2. Why does forging increase strength?
Forging increases strength because the intense pressure of the process forces the metal's internal grains to break down into a finer, more uniform size. These smaller grains create more boundaries that impede dislocation movement, which is how metal deforms. Furthermore, the alignment of these grains into a continuous flow directs stress along the strongest path, preventing weak points.
3. How can fatigue in metals be reduced?
Fatigue in metals can be reduced through several methods. Fundamentally, using a manufacturing process like forging creates a superior internal structure that naturally resists fatigue. Additionally, design considerations that minimize stress concentrations, post-processing treatments like shot peening to introduce compressive surface stresses, and proper heat treatment all contribute to significantly improving a metal part's fatigue life.

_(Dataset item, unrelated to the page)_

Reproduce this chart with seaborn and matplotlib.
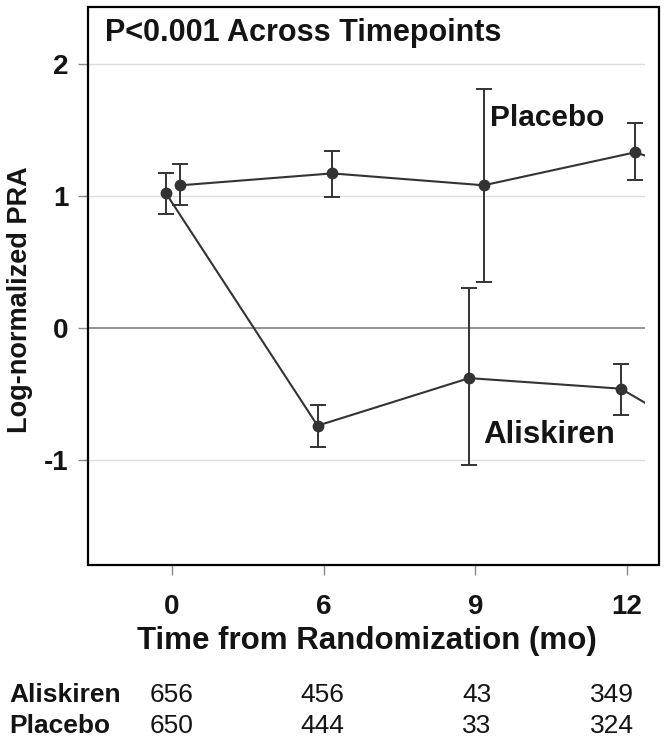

4. What are the main advantages of metal forging?
The main advantages of metal forging include superior mechanical properties such as increased tensile strength, impact toughness, ductility, and exceptional fatigue resistance. Forged parts have high structural integrity due to the elimination of internal defects and the creation of a continuous grain flow that follows the part's contour. This results in highly reliable and durable components ideal for critical applications.